The motto of our United American Catholic Church is, Ut Omnes Unum Sint; That All May Be One. That phrase kept repeating itself in my mind and in my heart. So, after much prayer, thought and reflection I decided to accept Rev. Pettitt’s offer to come assist him in ministry. Ever since my arrival, my own theological views and pastoral inclinations have not ceased to expand into new horizons, into new directions, into new possibilities that I know are being guided by the Holy Spirit of God. We minister to a wonderful cross-section of people that represent various segments of the Body of Christ. We are a small community but the love and commitment of our church family is palpable. In my brief time here I have learned much from them.
David and I have different ministry styles and we work very hard to combine them into a seamless church experience for our people, one that is spirit-filled, sensitive to their needs and hopefully brings them little by little into an intimate, one-on-one relationship with God through Jesus. Neither of us is compromising our own personal beliefs, but I know we are growing together into a fuller understanding of the multiple charisms that different traditions offer and in doing so reflect the immensity of God.
We alternate weeks for preaching and we share the other elements of our Sunday service between ourselves and the members of the congregation. Our third partner in ministry, Enrique Zenteno, is very adept at graphic and visual arts. He prepares a video that runs concurrently with the worship service and includes a movie video clip of the day’s Gospel and contemporary Christian music that the congregation charismatically sings to with hands raised, tambourines clanging and occasionally with eyes closed in adoration. Often times Scriptural verses are placed on the screen for the congregation to read in unison or that reinforce the sermon/message that is being preached. Communion is celebrated and all are invited to participate. We just recently learned that a teenage member of the congregation plays the drums; so we invited him to bring his drums to play along with the music during the Sunday service. He enthusiastically agreed. Maybe we can grow this into a small live band! Each week after service we share a communal meal to spend some quality fellowship time together and build relationship.
This is truly an experiment and we are learning as we go along. Our goal is to journey together to build a church environment that is fully and equally Evangelical, Charismatic, Liturgical and Sacramental. Our principle focus is on our small but hopefully increasing community. We strongly desire to create an environment for their spiritual growth where within the context of the Table of the Lord, they find and deeply understand their true brother and sisterhood as real children of God.
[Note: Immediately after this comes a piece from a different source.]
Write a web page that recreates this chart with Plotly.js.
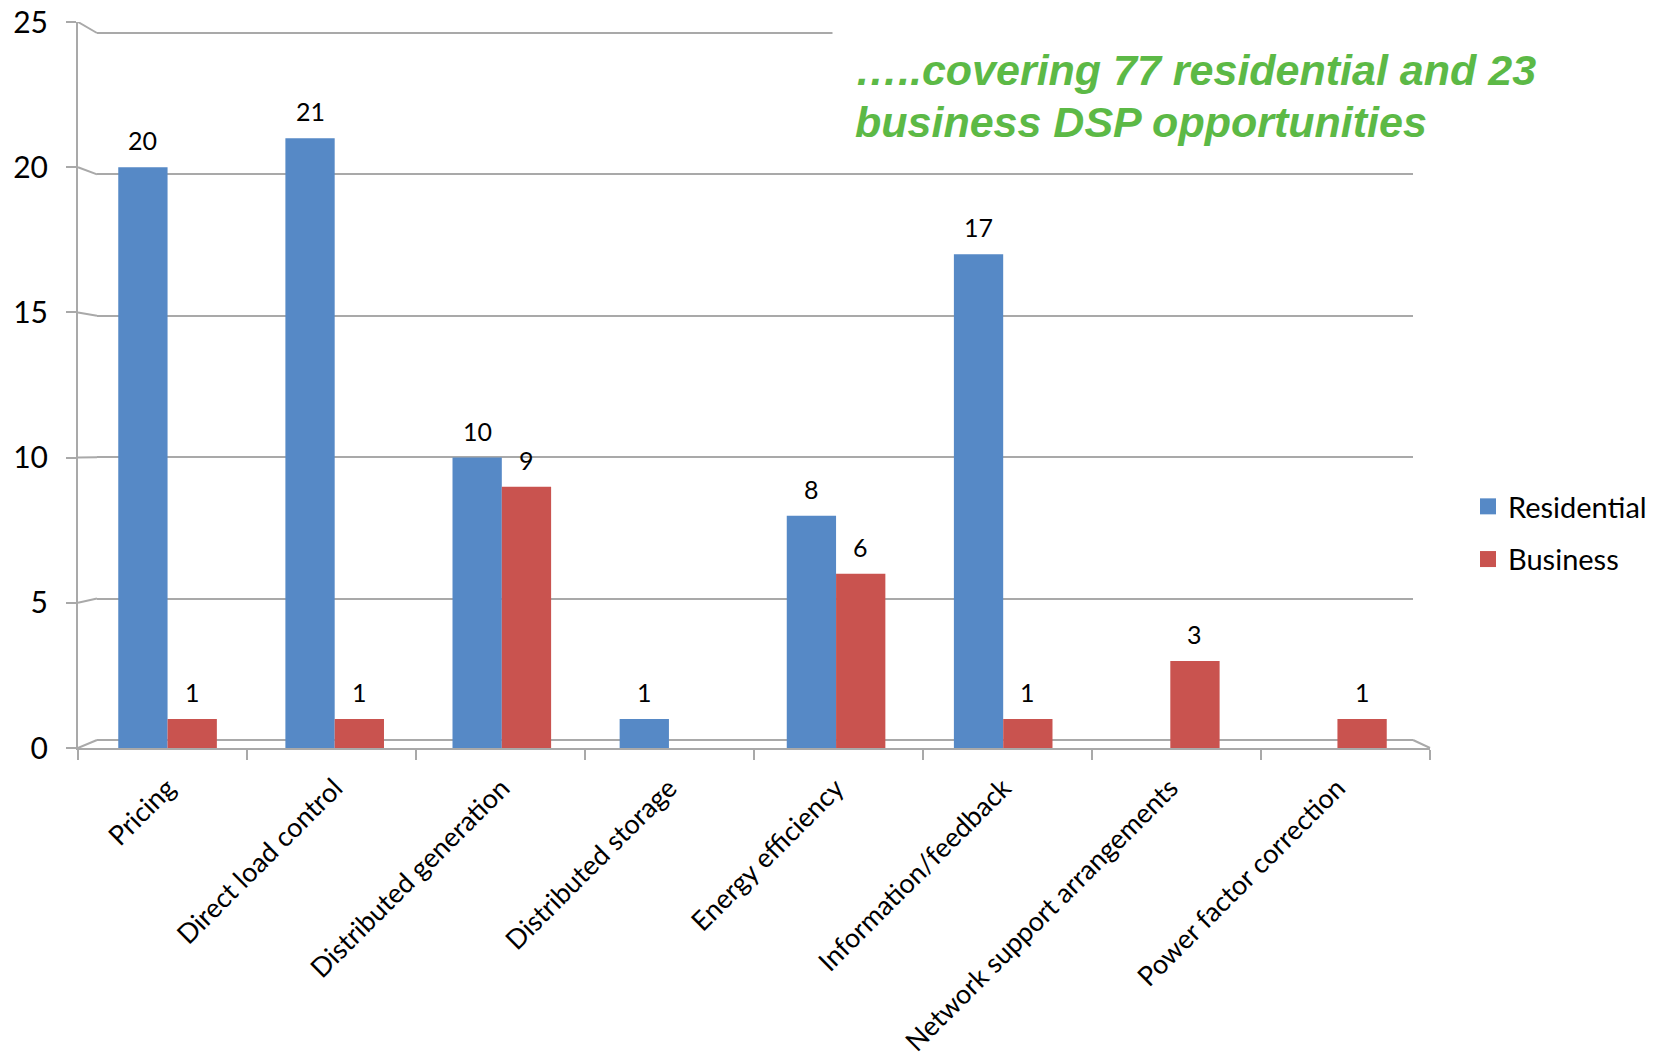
<!DOCTYPE html>
<html>
<head>
<meta charset="utf-8">
<script src="https://cdn.plot.ly/plotly-3.0.1.min.js"></script>
<style>html,body{margin:0;padding:0;background:#fff;}</style>
</head>
<body>
<div id="chart" style="width:1657px;height:1058px;"></div>
<script>
// ---- data ----
const categories = ['Pricing','Direct load control','Distributed generation','Distributed storage','Energy efficiency','Information/feedback','Network support arrangements','Power factor correction'];
const residential = [20, 21, 10, 1, 8, 17, 0, 0];
const business = [1, 1, 9, 0, 6, 1, 3, 1];
const yTicks = [0, 5, 10, 15, 20, 25];
const seriesNames = ['Residential', 'Business'];
const titleLines = ['<b><i>\u2026..covering 77 residential and 23</i></b>', '<b><i>business DSP opportunities</i></b>'];

// ---- geometry (pixels) ----
const W = 1657, H = 1058;
const PL = 78, PR = 1430, PT = 22, PB = 748;
const PW = PR - PL, PH = PB - PT;
const fx = px => (px - PL) / PW;
const fy = py => (PB - py) / PH;
const YMAX = 25;
const barL = 84, barR = 1421;
const backL = 97, backR = 1413, back0 = 740, backTop = 33;
const bargap = 0.41;
const gridCol = '#a9a9a9';
const colors = ['#5689c6', '#c9534f'];
const font = 'Lato, "Noto Sans", sans-serif';

const traces = [
  {type:'scatter', x:[], y:[], xaxis:'x', yaxis:'y', showlegend:false, hoverinfo:'skip'},
  {type:'bar', name:seriesNames[0], x:categories, y:residential, xaxis:'x2', yaxis:'y2',
   marker:{color:colors[0]}, showlegend:false, hoverinfo:'x+y+name'},
  {type:'bar', name:seriesNames[1], x:categories, y:business, xaxis:'x2', yaxis:'y2',
   marker:{color:colors[1]}, showlegend:false, hoverinfo:'x+y+name'},
  {type:'scatter', x:[], y:[], xaxis:'x3', yaxis:'y2', showlegend:false, hoverinfo:'skip'},
  // legend entries (square swatches)
  {type:'scatter', mode:'markers', name:seriesNames[0], x:[null], y:[null], xaxis:'x2', yaxis:'y2',
   marker:{symbol:'square', size:16, color:colors[0]}, legendgroup:'r', hoverinfo:'skip'},
  {type:'scatter', mode:'markers', name:seriesNames[1], x:[null], y:[null], xaxis:'x2', yaxis:'y2',
   marker:{symbol:'square', size:16, color:colors[1]}, legendgroup:'b', hoverinfo:'skip'}
];

// data labels
const catW = (barR - barL) / categories.length;
const barW = catW * (1 - bargap) / 2;
const annotations = [];
[residential, business].forEach((vals, s) => {
  vals.forEach((v, i) => {
    if (v > 0) {
      annotations.push({xref:'x2', yref:'y2', x:categories[i], y:v, text:String(v),
        showarrow:false, xshift:(s === 0 ? -1 : 1) * barW / 2, yshift:27,
        xanchor:'center', yanchor:'middle', font:{family:font, size:25, color:'#000'}});
    }
  });
});
const titleFont = {family:'"Liberation Sans", Arial, sans-serif', size:43, color:'#5cb946'};
annotations.push({xref:'paper', yref:'paper', x:fx(832), y:fy(70), xanchor:'left', yanchor:'middle',
  text:titleLines[0], align:'left', showarrow:false, bgcolor:'#ffffff', borderpad:22, font:titleFont});
annotations.push({xref:'paper', yref:'paper', x:fx(832), y:fy(122), xanchor:'left', yanchor:'middle',
  text:titleLines[1], align:'left', showarrow:false, bgcolor:'rgba(0,0,0,0)', borderpad:22, font:titleFont});

// decorative 3D connectors (front axis -> back wall)
const unitPx = PH / YMAX;
const backUnit = (back0 - backTop) / YMAX;
const backPx = v => back0 - v * backUnit;
const toY2 = py => (PB - py) / unitPx;
const shapes = yTicks.map(v => ({type:'line', xref:'paper', yref:'y2',
  x0:fx(PL), y0:v, x1:fx(backL), y1:toY2(backPx(v)), line:{color:gridCol, width:2}, layer:'below'}));
shapes.push({type:'line', xref:'paper', yref:'y2', x0:fx(backR), y0:toY2(backPx(0)), x1:fx(PR), y1:0,
  line:{color:gridCol, width:2}, layer:'below'});

const eps = 0.05;
const layout = {
  width:W, height:H,
  margin:{l:PL, r:W - PR, t:PT, b:H - PB, pad:0, autoexpand:false},
  paper_bgcolor:'#ffffff', plot_bgcolor:'rgba(0,0,0,0)',
  font:{family:font, color:'#000'},
  barmode:'group', bargap:bargap, bargroupgap:0,
  showlegend:true,
  legend:{x:fx(1468), xanchor:'left', y:fy(533), yanchor:'middle', font:{size:29, family:font},
    tracegroupgap:12, traceorder:'grouped', bgcolor:'rgba(0,0,0,0)'},
  xaxis:{domain:[fx(backL), fx(backR)], range:[0,1], visible:false, fixedrange:true},
  yaxis:{domain:[fy(back0 + eps * backUnit), fy(backTop - eps * backUnit)], range:[-eps, YMAX + eps],
    anchor:'x', tickvals:yTicks,
    showgrid:true, gridcolor:gridCol, gridwidth:2, zeroline:false, showticklabels:false,
    ticks:'', showline:false, fixedrange:true},
  xaxis2:{domain:[fx(barL), fx(barR)], type:'category', categoryarray:categories, categoryorder:'array',
    anchor:'y2', showline:false, ticks:'',
    showgrid:false, zeroline:false, tickangle:-45, tickfont:{size:27, family:font},
    ticklabelstandoff:18, automargin:false, fixedrange:true},
  yaxis2:{domain:[0,1], range:[0, YMAX], anchor:'x3', tickvals:yTicks, ticks:'outside', ticklen:10,
    tickcolor:gridCol, tickwidth:2, showline:true, linecolor:gridCol, linewidth:2, showgrid:false,
    zeroline:false, tickfont:{size:30, family:font}, ticklabelstandoff:12, automargin:false, fixedrange:true},
  xaxis3:{domain:[0,1], range:[0, categories.length], anchor:'y2',
    tickvals:categories.map((c, i) => i).concat([categories.length]),
    ticks:'outside', ticklen:10, tickcolor:gridCol, tickwidth:2, showline:true, linecolor:gridCol,
    linewidth:2, showticklabels:false, showgrid:false, zeroline:false, fixedrange:true},
  annotations:annotations,
  shapes:shapes
};

Plotly.newPlot('chart', traces, layout, {displayModeBar:false, staticPlot:true});
</script>
</body>
</html>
With God’s grace we will continue along a path of spiritual unity, not only among our congregation but within the extended church. The universal church is entering into a time of ‘kairos’, God’s specially appointed time. I suspect that our small ‘experiment’ is but a precursor and a preparation for ever-strengthening under-currents that are streaming together to effectively unite the Body of Christ into one spiritual, believing body, united in the kingship of Christ, under the governance and guidance of the Holy Spirit. In fulfillment of Jesus’ dying wish, let it be so. Paz y Bien.
Bishop Tom Shortell, OSFC, D.Min. is the Bishop Ordinary for Mexico for the United American Catholic Church and currently resides in Guerrero, Mexico.